Дни испытаний | страница 9



Несмотря на многолюдство, Нине было одиноко. Единственным близким человеком был для нее сейчас маленький Гриша. Но Лена Штемберг предупредительно увела его к себе.

Нина не плакала. Только вся сжалась, притихла, опали, погрустнели ее веселые кудряшки. Весь длинный путь до кладбища она молча сидела над гробом, который стоял на открытой, медленно движущейся автомашине. Все время боялась, что вот-вот кончится этот путь и исчезнет последнее, что связывает ее с отцом.

Она неотрывно смотрела в бесконечно дорогое мертвое лицо. Как несправедливо! Нелепо и несправедливо! Ведь он спас от смерти стольких людей… «Одного человека не спас военврач», — выплыла из памяти грустная строка.

— Как живой, ну все говорят, как живой! — повторяла оказавшаяся рядом Любовь Ивановна.
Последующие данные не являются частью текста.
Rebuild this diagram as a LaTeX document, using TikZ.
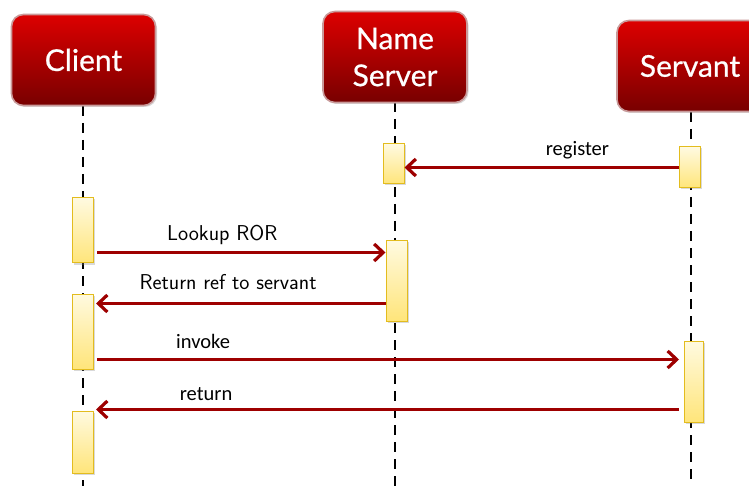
\documentclass[tikz,border=0pt]{standalone}
\usepackage{fontspec}
\usepackage{xcolor}
\usetikzlibrary{arrows.meta,shadows}

\newfontfamily\titlefont[FakeBold=0.6]{Lato}
\newfontfamily\msgfont{Carlito}

\definecolor{boxtop}{HTML}{DD0000}
\definecolor{boxbottom}{HTML}{780000}
\definecolor{boxrim}{HTML}{C99A9A}
\definecolor{acttop}{HTML}{FFFAE0}
\definecolor{actbottom}{HTML}{FFE57A}
\definecolor{actrim}{HTML}{E3BC1E}
\definecolor{msgred}{HTML}{9E0000}

\begin{document}
\begin{tikzpicture}[
            x = 1pt, y = -1pt, % pixel grid, y grows downwards
            actor/.style = {draw=boxrim, line width=1.6pt, rounded corners=12pt,
                top color=boxtop, bottom color=boxbottom, text=white,
                font=\titlefont\fontsize{30}{40}\selectfont, align=center,
                minimum width=144pt, minimum height=91pt,
                drop shadow={shadow xshift=1.5pt, shadow yshift=-1.5pt, opacity=0.3}},
            act/.style = {draw=actrim, line width=1pt, top color=acttop,
                bottom color=actbottom, minimum width=21pt, inner sep=0pt,
                drop shadow={shadow xshift=1.5pt, shadow yshift=-1.5pt, opacity=0.3}},
            lifeline/.style = {line width=2.8pt, dash pattern=on 10pt off 7pt},
            msg/.style = {draw=msgred, line width=3.2pt,
                -{Straight Barb[length=9pt, width=17pt]}}, % message arrow
            lbl/.style = {text=black, inner sep=3pt, above, yshift=4pt}
        ]
\useasboundingbox (0,0) rectangle (749,486);
\coordinate (bottom) at (0,486);

% lifelines go first, behind everything
\coordinate (cl) at (83,106);
\coordinate (nl) at (395,102);
\coordinate (sl) at (691,112);
\draw[lifeline] (cl) -- (cl |- bottom);
\draw[lifeline] (nl) -- (nl |- bottom);
\draw[lifeline] (sl) -- (sl |- bottom);

% actors
\node[actor] (client) at (83.5,60) {Client};
\node[actor] (nameserver) at (395,57) {Name\\[-3pt]Server};
\node[actor, minimum width=146pt] (servant) at (690,66) {Servant};

% activations
\node[act, minimum height=40pt] (ns1) at (393.5,164) {};
\node[act, minimum height=41pt] (sv1) at (690,167.5) {};
\node[act, minimum height=65pt] (c1) at (83,230.5) {};
\node[act, minimum height=80pt] (ns2) at (396.5,281) {};
\node[act, minimum height=75pt] (c2) at (83,331.5) {};
\node[act, minimum width=19pt, minimum height=81pt] (sv2) at (694,381.5) {};
\node[act, minimum height=62pt] (c3) at (83,442) {};

% messages
\path (sv1.west) edge[msg] node[lbl, pos=0.37] {\msgfont\fontsize{20.5}{24}\selectfont register} (sv1.west -| ns1.east);
\path ([yshift=11pt]c1.south east) edge[msg, shorten <=3pt] node[lbl, pos=0.44, yshift=-1pt] {\sffamily\fontsize{21.5}{25}\selectfont Lookup ROR} ([yshift=11pt]c1.south east -| ns2.west);
\path ([yshift=-10pt]c2.north east -| ns2.west) edge[msg, shorten >=2pt] node[lbl, pos=0.54, yshift=5pt] {\sffamily\fontsize{21.5}{25}\selectfont Return ref to servant} ([yshift=-10pt]c2.north east);
\path ([yshift=10pt]c2.south east) edge[msg, shorten <=3pt, shorten >=5pt] node[lbl, pos=0.185, yshift=2pt] {\msgfont\fontsize{20.5}{24}\selectfont invoke} ([yshift=10pt]c2.south east -| sv2.west);
\path ([yshift=1pt]c3.north east -| sv2.west) edge[msg, shorten <=5pt, shorten >=2pt] node[lbl, pos=0.81] {\msgfont\fontsize{20.5}{24}\selectfont return} ([yshift=1pt]c3.north east);
\end{tikzpicture}
\end{document}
«Для них, потому что им все равно», — думала Нина. Ее приводила в отчаяние и желтизна на высоком выпуклом лбу, и чуть заострившийся нос, и, главное, белая повязка, поддерживающая бессильно отвисшую челюсть. А когда голова отца жалким, беспомощным движением отметила неровности дороги, Нина едва не потеряла сознание.
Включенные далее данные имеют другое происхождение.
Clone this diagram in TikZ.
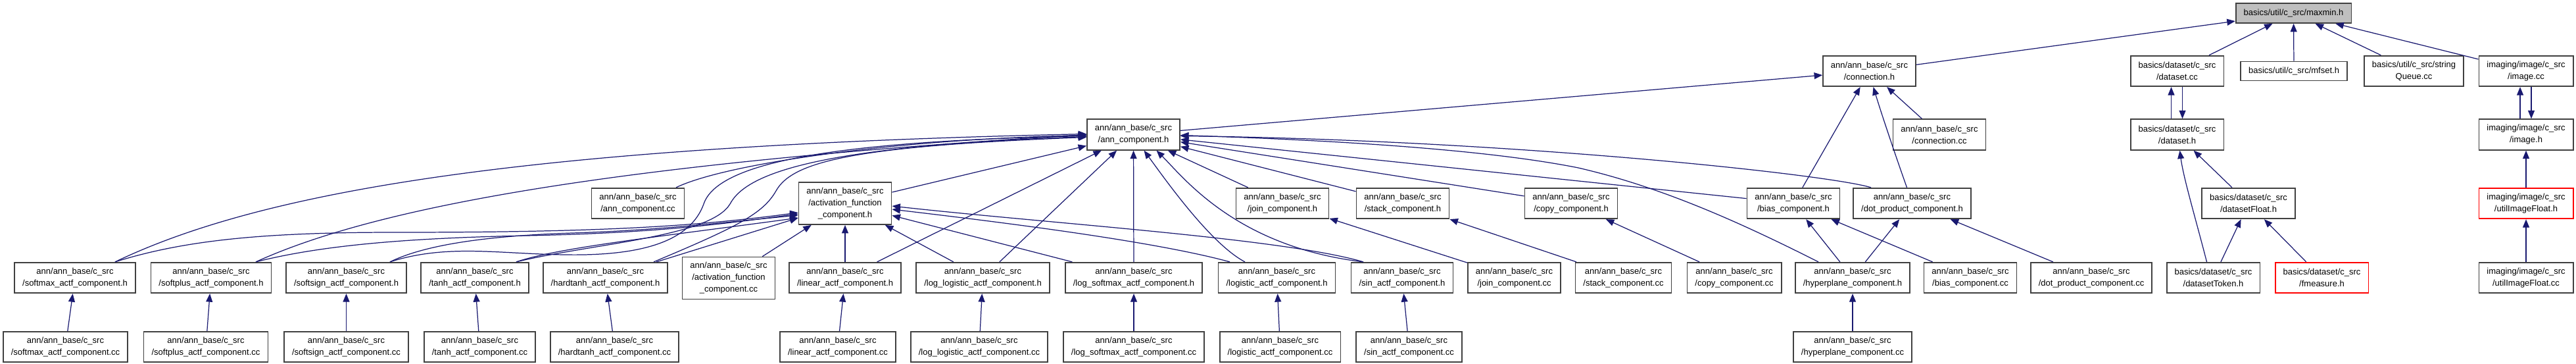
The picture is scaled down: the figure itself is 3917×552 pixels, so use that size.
\documentclass[tikz,border=0pt]{standalone}
\usepackage{fontspec}
\setmainfont{Liberation Sans}
\usepackage{xcolor}
\usepackage{tikz}
\usetikzlibrary{arrows.meta,calc}
\definecolor{edgeblue}{HTML}{191970}

\begin{document}
\begin{tikzpicture}[
    x=0.02cm, y=-0.02cm,
    font=\fontsize{7.4}{10.2}\selectfont,
    filebox/.style={rectangle, draw=black!75, fill=white, line width=1pt, align=center, inner xsep=0.24cm, inner ysep=1pt, minimum height=0.93cm},
    rootbox/.style={filebox, fill=black!25, minimum height=0.6cm},
    redbox/.style={filebox, draw=red},
    tallbox/.style={filebox, minimum height=1.28cm},
    incl/.style={-{Triangle[length=0.25cm, width=0.2cm]}, line width=0.7pt, draw=edgeblue}
]
    \useasboundingbox (0,0) rectangle (3917,552);

    % Row 1: the header itself
    \node (maxmin) at (3487.5, 20) [rootbox] {basics/util/c\_src/maxmin.h};

    % Row 2
    \node (connH) at (2842.5, 108) [filebox] {ann/ann\_base/c\_src\\/connection.h};
    \node (datasetCC) at (3310.5, 108) [filebox] {basics/dataset/c\_src\\/dataset.cc};
    \node (mfsetH) at (3488, 108) [filebox, minimum height=0.58cm] {basics/util/c\_src/mfset.h};
    \node (queueCC) at (3670.5, 108) [filebox] {basics/util/c\_src/string\\Queue.cc};
    \node (imageCC) at (3841, 108) [filebox] {imaging/image/c\_src\\/image.cc};

    % Row 3
    \node (annH) at (1723.5, 204.5) [filebox] {ann/ann\_base/c\_src\\/ann\_component.h};
    \node (connCC) at (2949, 204.5) [filebox] {ann/ann\_base/c\_src\\/connection.cc};
    \node (datasetH) at (3310.5, 204.5) [filebox] {basics/dataset/c\_src\\/dataset.h};
    \node (imageH) at (3841, 204.5) [filebox] {imaging/image/c\_src\\/image.h};

    % Row 4
    \node (annCC) at (970, 309) [filebox] {ann/ann\_base/c\_src\\/ann\_component.cc};
    \node (actfH) at (1285, 309) [tallbox] {ann/ann\_base/c\_src\\/activation\_function\\\_component.h};
    \node (joinH) at (1950, 309) [filebox] {ann/ann\_base/c\_src\\/join\_component.h};
    \node (stackH) at (2133, 309) [filebox] {ann/ann\_base/c\_src\\/stack\_component.h};
    \node (copyH) at (2389, 309) [filebox] {ann/ann\_base/c\_src\\/copy\_component.h};
    \node (biasH) at (2727, 309) [filebox] {ann/ann\_base/c\_src\\/bias\_component.h};
    \node (dotH) at (2907.5, 309) [filebox] {ann/ann\_base/c\_src\\/dot\_product\_component.h};
    \node (floatH) at (3419, 309) [filebox] {basics/dataset/c\_src\\/datasetFloat.h};
    \node (utilH) at (3841, 309) [redbox] {imaging/image/c\_src\\/utilImageFloat.h};

    % Row 5
    \node (softmaxH) at (114, 422) [filebox] {ann/ann\_base/c\_src\\/softmax\_actf\_component.h};
    \node (softplusH) at (321, 422) [filebox] {ann/ann\_base/c\_src\\/softplus\_actf\_component.h};
    \node (softsignH) at (526.5, 422) [filebox] {ann/ann\_base/c\_src\\/softsign\_actf\_component.h};
    \node (tanhH) at (722, 422) [filebox] {ann/ann\_base/c\_src\\/tanh\_actf\_component.h};
    \node (hardtanhH) at (920.5, 422) [filebox] {ann/ann\_base/c\_src\\/hardtanh\_actf\_component.h};
    \node (actfCC) at (1108, 422.5) [tallbox] {ann/ann\_base/c\_src\\/activation\_function\\\_component.cc};
    \node (linearH) at (1285, 422) [filebox] {ann/ann\_base/c\_src\\/linear\_actf\_component.h};
    \node (loglogH) at (1494.5, 422) [filebox] {ann/ann\_base/c\_src\\/log\_logistic\_actf\_component.h};
    \node (logsoftH) at (1724, 422) [filebox] {ann/ann\_base/c\_src\\/log\_softmax\_actf\_component.h};
    \node (logisticH) at (1941.5, 422) [filebox] {ann/ann\_base/c\_src\\/logistic\_actf\_component.h};
    \node (sinH) at (2132, 422) [filebox] {ann/ann\_base/c\_src\\/sin\_actf\_component.h};
    \node (joinCC) at (2302.5, 422) [filebox] {ann/ann\_base/c\_src\\/join\_component.cc};
    \node (stackCC) at (2468.5, 422) [filebox] {ann/ann\_base/c\_src\\/stack\_component.cc};
    \node (copyCC) at (2637, 422) [filebox] {ann/ann\_base/c\_src\\/copy\_component.cc};
    \node (hyperH) at (2817, 422) [filebox] {ann/ann\_base/c\_src\\/hyperplane\_component.h};
    \node (biasCC) at (2996, 422) [filebox] {ann/ann\_base/c\_src\\/bias\_component.cc};
    \node (dotCC) at (3180, 422) [filebox] {ann/ann\_base/c\_src\\/dot\_product\_component.cc};
    \node (tokenH) at (3365.5, 422) [filebox] {basics/dataset/c\_src\\/datasetToken.h};
    \node (fmeasureH) at (3530.5, 422) [redbox] {basics/dataset/c\_src\\/fmeasure.h};
    \node (utilCC) at (3841, 422) [filebox] {imaging/image/c\_src\\/utilImageFloat.cc};

    % Row 6
    \node (softmaxCC) at (99.5, 527) [filebox] {ann/ann\_base/c\_src\\/softmax\_actf\_component.cc};
    \node (softplusCC) at (313, 527) [filebox] {ann/ann\_base/c\_src\\/softplus\_actf\_component.cc};
    \node (softsignCC) at (526.5, 527) [filebox] {ann/ann\_base/c\_src\\/softsign\_actf\_component.cc};
    \node (tanhCC) at (729.5, 527) [filebox] {ann/ann\_base/c\_src\\/tanh\_actf\_component.cc};
    \node (hardtanhCC) at (934.5, 527) [filebox] {ann/ann\_base/c\_src\\/hardtanh\_actf\_component.cc};
    \node (linearCC) at (1274, 527) [filebox] {ann/ann\_base/c\_src\\/linear\_actf\_component.cc};
    \node (loglogCC) at (1489, 527) [filebox] {ann/ann\_base/c\_src\\/log\_logistic\_actf\_component.cc};
    \node (logsoftCC) at (1724, 527) [filebox] {ann/ann\_base/c\_src\\/log\_softmax\_actf\_component.cc};
    \node (logisticCC) at (1946.5, 527) [filebox] {ann/ann\_base/c\_src\\/logistic\_actf\_component.cc};
    \node (sinCC) at (2142.5, 527) [filebox] {ann/ann\_base/c\_src\\/sin\_actf\_component.cc};
    \node (hyperCC) at (2817, 527) [filebox] {ann/ann\_base/c\_src\\/hyperplane\_component.cc};

    % 1. Includers of maxmin.h
    \draw [incl] (connH) -- (maxmin);
    \draw [incl] (datasetCC) -- (maxmin);
    \draw [incl] (mfsetH) -- (maxmin);
    \draw [incl] (queueCC) -- (maxmin);
    \draw [incl] (imageCC) -- (maxmin);

    % 2. basics/dataset and imaging/image
    \draw [incl] ($(datasetH.north)+(-9,0)$) -- ($(datasetCC.south)+(-9,0)$);
    \draw [incl] ($(datasetCC.south)+(8,0)$) -- ($(datasetH.north)+(8,0)$);
    \draw [incl] ($(imageH.north)+(-9,0)$) -- ($(imageCC.south)+(-9,0)$);
    \draw [incl] ($(imageCC.south)+(8,0)$) -- ($(imageH.north)+(8,0)$);
    \draw [incl] (floatH) -- (datasetH);
    \draw [incl] ($(tokenH.north)+(-10,0)$) .. controls (3338,330) and (3320,270) .. ($(datasetH.south)+(4,0)$);
    \draw [incl] (tokenH) -- (floatH);
    \draw [incl] (fmeasureH) -- (floatH);
    \draw [incl] (utilH) -- (imageH);
    \draw [incl] (utilCC) -- (utilH);

    % 3. connection.h
    \draw [incl] (annH) -- (connH);
    \draw [incl] (connCC) -- (connH);
    \draw [incl] (biasH) -- (connH);
    \draw [incl] ($(dotH.north)+(-8,0)$) .. controls (2880,230) and (2860,170) .. ($(connH.south)+(6,0)$);

    % 4. ann_component.h from the left
    \draw [incl] ($(softmaxH.north)+(61,0)$) .. controls (400,290) and (800,222) .. ($(annH.west)+(0,-1)$);
    \draw [incl] ($(softplusH.north)+(68,0)$) .. controls (560,320) and (900,250) .. (annH.west);
    \draw [incl] ($(annCC.north)+(58,0)$) .. controls (1100,250) and (1350,212) .. ($(annH.west)+(0,1)$);
    \draw [incl] ($(softsignH.north)+(66.5,0)$) .. controls (680,370) and (760,386) .. (860,387) .. controls (980,389) and (1050,365) .. (1070,310) .. controls (1090,250) and (1250,215) .. ($(annH.west)+(0,2)$);
    \draw [incl] ($(tanhH.north)+(63,0)$) .. controls (900,370) and (1080,360) .. (1110,310) .. controls (1135,262) and (1250,222) .. ($(annH.west)+(0,3)$);
    \draw [incl] ($(hardtanhH.north)+(73.5,0)$) .. controls (1120,345) and (1160,325) .. (1180,290) .. controls (1205,245) and (1300,222) .. ($(annH.west)+(0,4)$);
    \draw [incl] (actfH) -- (annH);

    % 5. ann_component.h from below and from the right
    \draw [incl] (linearH) -- (annH);
    \draw [incl] (loglogH) -- (annH);
    \draw [incl] (logsoftH) -- (annH);
    \draw [incl] ($(logisticH.north)+(-48.5,0)$) .. controls (1840,370) and (1770,270) .. ($(annH.south)+(16,0)$);
    \draw [incl] ($(sinH.north)+(-59,0)$) .. controls (1880,375) and (1800,270) .. ($(annH.south)+(35,0)$);
    \draw [incl] (joinH) -- (annH);
    \draw [incl] (stackH) -- (annH);
    \draw [incl] (copyH) -- (annH);
    \draw [incl] (biasH) -- (annH);
    \draw [incl] ($(dotH.north)+(-62.5,0)$) .. controls (2780,265) and (2300,213) .. ($(annH.east)+(0,2)$);
    \draw [incl] ($(hyperH.north)+(-52,0)$) .. controls (2650,340) and (2530,285) .. (2400,255) .. controls (2250,225) and (2000,212) .. ($(annH.east)+(0,1)$);

    % 6. activation_function_component.h
    \draw [incl] ($(softmaxH.north)+(61,0)$) .. controls (280,365) and (400,353) .. (600,353) .. controls (900,353) and (1050,345) .. ($(actfH.west)+(0,14)$);
    \draw [incl] ($(softplusH.north)+(68,0)$) .. controls (480,375) and (600,362) .. (800,358) .. controls (1000,354) and (1100,340) .. ($(actfH.west)+(0,16)$);
    \draw [incl] ($(softsignH.north)+(66.5,0)$) .. controls (650,370) and (750,358) .. (870,354) .. controls (1000,350) and (1100,338) .. ($(actfH.west)+(0,18)$);
    \draw [incl] ($(tanhH.north)+(63,0)$) .. controls (850,376) and (1000,360) .. ($(actfH.west)+(0,22)$);
    \draw [incl] (hardtanhH) -- (actfH);
    \draw [incl] (actfCC) -- (actfH);
    \draw [incl] (linearH) -- (actfH);
    \draw [incl] (loglogH) -- (actfH);
    \draw [incl] (logsoftH) -- (actfH);
    \draw [incl] ($(logisticH.north)+(-71.5,0)$) .. controls (1750,365) and (1500,335) .. ($(actfH.east)+(0,9)$);
    \draw [incl] ($(sinH.north)+(-59,0)$) .. controls (1950,362) and (1600,340) .. ($(actfH.east)+(0,4)$);

    % 7. Remaining headers
    \draw [incl] (joinCC) -- (joinH);
    \draw [incl] (stackCC) -- (stackH);
    \draw [incl] (copyCC) -- (copyH);
    \draw [incl] (hyperH) -- (biasH);
    \draw [incl] (biasCC) -- (biasH);
    \draw [incl] (hyperH) -- (dotH);
    \draw [incl] (dotCC) -- (dotH);
    \draw [incl] (hyperCC) -- (hyperH);

    % 8. Sources of the activation functions
    \draw [incl] (softmaxCC) -- (softmaxH);
    \draw [incl] (softplusCC) -- (softplusH);
    \draw [incl] (softsignCC) -- (softsignH);
    \draw [incl] (tanhCC) -- (tanhH);
    \draw [incl] (hardtanhCC) -- (hardtanhH);
    \draw [incl] (linearCC) -- (linearH);
    \draw [incl] (loglogCC) -- (loglogH);
    \draw [incl] (logsoftCC) -- (logsoftH);
    \draw [incl] (logisticCC) -- (logisticH);
    \draw [incl] (sinCC) -- (sinH);

\end{tikzpicture}
\end{document}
— Ниночка, Ниночка, ты хоть оторвись, оторвись глазами чуток. Кругом погляди, тебе легче будет.

Нина послушно оглянулась. На заборе удобно, беззаботно восседал веснушчатый мальчишка. На тротуаре высокий пожилой мужчина вел под руку полную молодую даму. Говорил, очевидно, о чем-то интимном, так как то и дело наклонялся к ее уху. Дама улыбалась.
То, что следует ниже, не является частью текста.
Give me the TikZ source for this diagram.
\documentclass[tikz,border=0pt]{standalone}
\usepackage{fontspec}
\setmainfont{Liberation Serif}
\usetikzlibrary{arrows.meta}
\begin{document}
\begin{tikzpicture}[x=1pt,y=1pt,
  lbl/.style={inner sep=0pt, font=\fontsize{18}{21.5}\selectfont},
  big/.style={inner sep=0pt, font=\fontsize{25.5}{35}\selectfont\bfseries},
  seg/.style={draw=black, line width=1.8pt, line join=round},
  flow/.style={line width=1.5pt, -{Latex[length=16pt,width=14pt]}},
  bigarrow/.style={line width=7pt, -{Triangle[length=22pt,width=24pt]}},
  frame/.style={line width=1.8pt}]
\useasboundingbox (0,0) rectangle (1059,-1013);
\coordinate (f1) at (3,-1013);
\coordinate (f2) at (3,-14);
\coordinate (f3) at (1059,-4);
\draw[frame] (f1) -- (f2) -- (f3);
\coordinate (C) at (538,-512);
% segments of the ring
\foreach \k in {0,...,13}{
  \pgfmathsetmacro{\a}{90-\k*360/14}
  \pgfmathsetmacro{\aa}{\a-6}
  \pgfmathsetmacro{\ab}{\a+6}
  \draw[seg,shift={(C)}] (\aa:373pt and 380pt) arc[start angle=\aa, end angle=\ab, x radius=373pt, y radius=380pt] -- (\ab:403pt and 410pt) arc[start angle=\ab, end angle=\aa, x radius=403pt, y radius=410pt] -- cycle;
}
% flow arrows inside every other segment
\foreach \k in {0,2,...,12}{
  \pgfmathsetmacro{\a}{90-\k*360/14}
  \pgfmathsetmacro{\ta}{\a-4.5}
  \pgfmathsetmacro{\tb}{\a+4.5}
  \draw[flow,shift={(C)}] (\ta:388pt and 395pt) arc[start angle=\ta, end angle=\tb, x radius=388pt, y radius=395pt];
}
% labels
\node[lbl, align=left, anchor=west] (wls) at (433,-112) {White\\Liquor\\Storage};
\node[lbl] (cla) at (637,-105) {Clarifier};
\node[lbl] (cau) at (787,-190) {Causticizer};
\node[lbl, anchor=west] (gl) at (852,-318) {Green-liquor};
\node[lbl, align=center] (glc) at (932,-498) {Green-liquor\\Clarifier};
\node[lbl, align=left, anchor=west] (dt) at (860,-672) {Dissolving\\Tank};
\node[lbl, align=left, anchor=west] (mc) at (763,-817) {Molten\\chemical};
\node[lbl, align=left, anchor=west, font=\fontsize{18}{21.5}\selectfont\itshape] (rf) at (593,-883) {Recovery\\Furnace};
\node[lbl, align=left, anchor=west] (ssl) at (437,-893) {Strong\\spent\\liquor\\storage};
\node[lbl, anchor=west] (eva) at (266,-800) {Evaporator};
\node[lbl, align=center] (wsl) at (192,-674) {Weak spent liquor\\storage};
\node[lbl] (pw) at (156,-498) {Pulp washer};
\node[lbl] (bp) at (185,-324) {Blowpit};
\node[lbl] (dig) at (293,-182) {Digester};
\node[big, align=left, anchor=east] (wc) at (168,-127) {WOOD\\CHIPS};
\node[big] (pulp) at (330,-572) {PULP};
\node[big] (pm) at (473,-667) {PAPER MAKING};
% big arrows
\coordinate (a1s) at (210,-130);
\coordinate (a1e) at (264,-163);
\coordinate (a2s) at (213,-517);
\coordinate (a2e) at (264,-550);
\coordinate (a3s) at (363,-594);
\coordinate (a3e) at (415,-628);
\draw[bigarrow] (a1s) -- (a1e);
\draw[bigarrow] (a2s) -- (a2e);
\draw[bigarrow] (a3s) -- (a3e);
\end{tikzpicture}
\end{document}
«Что им, что им всем!» — в который раз оскорбленно подумала Нина.

А впереди уже возник низкий неживой лес памятников, крестов, столбиков с дощечками. Машина остановилась возле невысокой желтоватой горки земли. Чьи-то руки помогли Нине вылезть из кузова. Пахнуло сыростью. Нина невольно повернулась на этот запах и тут только увидела глубокую продолговатую яму.

«Сырая могила, сырая могила». Страшный изначальный смысл этих стершихся от частого и порой бездумного употребления слов будто заморозил, сковал Нину. До конца поняла она всю необратимость случившегося. Все, что теперь делала Нина, она делала покорно, как во сне, когда какими-то недремлющими остатками мозга сознаешь нелогичность и нелепость происходящего, и все-таки, подчиняясь непонятным инстинктам, продолжаешь бессмысленные действия. Нина простилась с отцом, поцеловав его безразлично-недвижные, странно холодные губы, покорно, молча смотрела, как отца закрыли крышкой гроба, и только стук молотка на минуту пробудил ее.